TASK TO COMPLETE. Without the pictures, repeat the listing character for character.
——————————
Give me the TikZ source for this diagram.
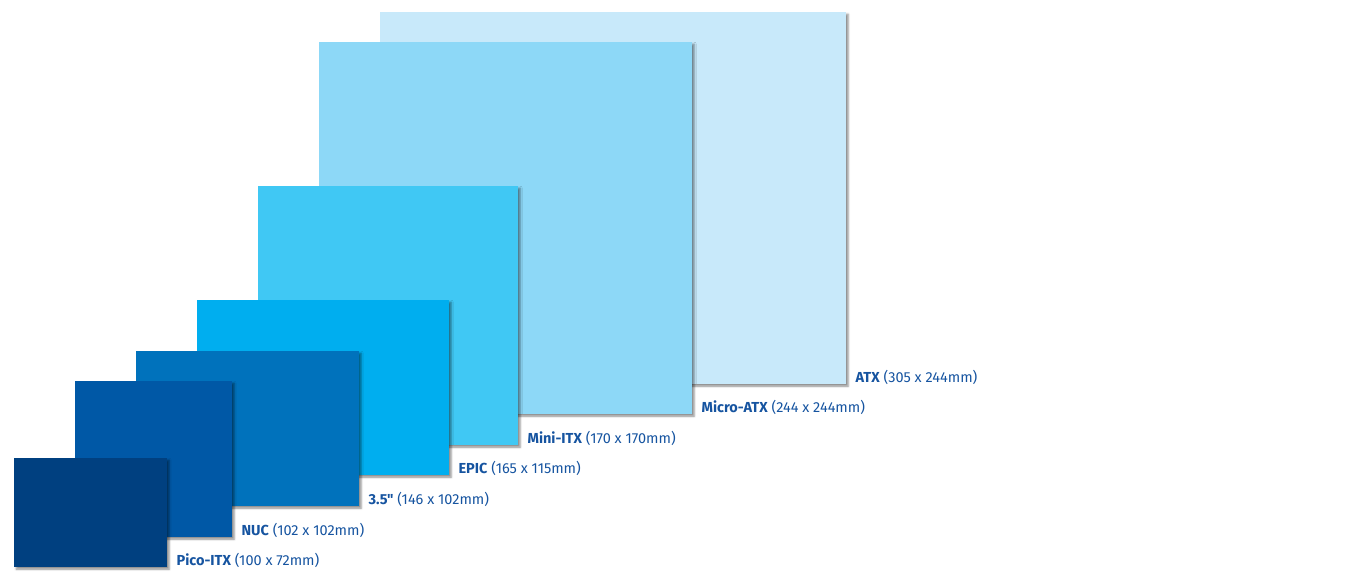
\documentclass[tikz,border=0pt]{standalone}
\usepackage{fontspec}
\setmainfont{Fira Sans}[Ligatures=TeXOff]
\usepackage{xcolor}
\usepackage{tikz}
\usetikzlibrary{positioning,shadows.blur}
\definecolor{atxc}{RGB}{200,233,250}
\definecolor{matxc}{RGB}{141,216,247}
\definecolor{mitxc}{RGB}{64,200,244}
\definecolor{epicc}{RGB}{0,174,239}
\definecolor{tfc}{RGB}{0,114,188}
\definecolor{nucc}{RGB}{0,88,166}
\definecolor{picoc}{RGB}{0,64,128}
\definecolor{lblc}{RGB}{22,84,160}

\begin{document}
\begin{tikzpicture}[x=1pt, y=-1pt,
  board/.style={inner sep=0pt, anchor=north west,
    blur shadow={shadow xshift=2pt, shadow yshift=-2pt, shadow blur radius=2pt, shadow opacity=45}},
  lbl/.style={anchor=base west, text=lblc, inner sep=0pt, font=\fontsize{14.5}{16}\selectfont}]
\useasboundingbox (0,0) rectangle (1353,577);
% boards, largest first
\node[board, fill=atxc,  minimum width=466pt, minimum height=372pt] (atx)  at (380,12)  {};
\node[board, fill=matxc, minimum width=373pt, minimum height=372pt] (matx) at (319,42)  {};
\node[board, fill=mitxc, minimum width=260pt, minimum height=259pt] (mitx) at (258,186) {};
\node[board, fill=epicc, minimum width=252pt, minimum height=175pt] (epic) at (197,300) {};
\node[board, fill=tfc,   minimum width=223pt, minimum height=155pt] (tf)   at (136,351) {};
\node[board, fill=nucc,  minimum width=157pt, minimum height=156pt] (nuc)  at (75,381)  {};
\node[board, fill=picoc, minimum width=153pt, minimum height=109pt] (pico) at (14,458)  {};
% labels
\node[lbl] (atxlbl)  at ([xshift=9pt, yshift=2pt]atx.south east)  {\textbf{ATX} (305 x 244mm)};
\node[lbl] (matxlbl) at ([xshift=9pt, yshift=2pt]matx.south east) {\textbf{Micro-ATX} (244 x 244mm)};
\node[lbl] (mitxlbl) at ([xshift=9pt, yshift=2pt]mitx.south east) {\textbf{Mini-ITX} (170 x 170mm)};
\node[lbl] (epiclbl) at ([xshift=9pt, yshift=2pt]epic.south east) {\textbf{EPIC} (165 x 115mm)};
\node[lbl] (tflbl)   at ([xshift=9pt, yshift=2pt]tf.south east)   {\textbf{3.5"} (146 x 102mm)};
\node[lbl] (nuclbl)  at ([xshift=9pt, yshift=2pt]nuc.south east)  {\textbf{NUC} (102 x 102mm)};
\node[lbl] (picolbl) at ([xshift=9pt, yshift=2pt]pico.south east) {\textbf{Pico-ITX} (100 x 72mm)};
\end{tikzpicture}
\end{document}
——————————
RESULT BELOW.
Give me the TikZ source for this diagram.
\documentclass[tikz,border=0pt]{standalone}
\usepackage{fontspec}
\setmainfont{Fira Sans}[Ligatures=TeXOff]
\usepackage{xcolor}
\usepackage{tikz}
\usetikzlibrary{positioning,shadows.blur}
\definecolor{atxc}{RGB}{200,233,250}
\definecolor{matxc}{RGB}{141,216,247}
\definecolor{mitxc}{RGB}{64,200,244}
\definecolor{epicc}{RGB}{0,174,239}
\definecolor{tfc}{RGB}{0,114,188}
\definecolor{nucc}{RGB}{0,88,166}
\definecolor{picoc}{RGB}{0,64,128}
\definecolor{lblc}{RGB}{22,84,160}

\begin{document}
\begin{tikzpicture}[x=1pt, y=-1pt,
  board/.style={inner sep=0pt, anchor=north west,
    blur shadow={shadow xshift=2pt, shadow yshift=-2pt, shadow blur radius=2pt, shadow opacity=45}},
  lbl/.style={anchor=base west, text=lblc, inner sep=0pt, font=\fontsize{14.5}{16}\selectfont}]
\useasboundingbox (0,0) rectangle (1353,577);
% boards, largest first
\node[board, fill=atxc,  minimum width=466pt, minimum height=372pt] (atx)  at (380,12)  {};
\node[board, fill=matxc, minimum width=373pt, minimum height=372pt] (matx) at (319,42)  {};
\node[board, fill=mitxc, minimum width=260pt, minimum height=259pt] (mitx) at (258,186) {};
\node[board, fill=epicc, minimum width=252pt, minimum height=175pt] (epic) at (197,300) {};
\node[board, fill=tfc,   minimum width=223pt, minimum height=155pt] (tf)   at (136,351) {};
\node[board, fill=nucc,  minimum width=157pt, minimum height=156pt] (nuc)  at (75,381)  {};
\node[board, fill=picoc, minimum width=153pt, minimum height=109pt] (pico) at (14,458)  {};
% labels
\node[lbl] (atxlbl)  at ([xshift=9pt, yshift=2pt]atx.south east)  {\textbf{ATX} (305 x 244mm)};
\node[lbl] (matxlbl) at ([xshift=9pt, yshift=2pt]matx.south east) {\textbf{Micro-ATX} (244 x 244mm)};
\node[lbl] (mitxlbl) at ([xshift=9pt, yshift=2pt]mitx.south east) {\textbf{Mini-ITX} (170 x 170mm)};
\node[lbl] (epiclbl) at ([xshift=9pt, yshift=2pt]epic.south east) {\textbf{EPIC} (165 x 115mm)};
\node[lbl] (tflbl)   at ([xshift=9pt, yshift=2pt]tf.south east)   {\textbf{3.5"} (146 x 102mm)};
\node[lbl] (nuclbl)  at ([xshift=9pt, yshift=2pt]nuc.south east)  {\textbf{NUC} (102 x 102mm)};
\node[lbl] (picolbl) at ([xshift=9pt, yshift=2pt]pico.south east) {\textbf{Pico-ITX} (100 x 72mm)};
\end{tikzpicture}
\end{document}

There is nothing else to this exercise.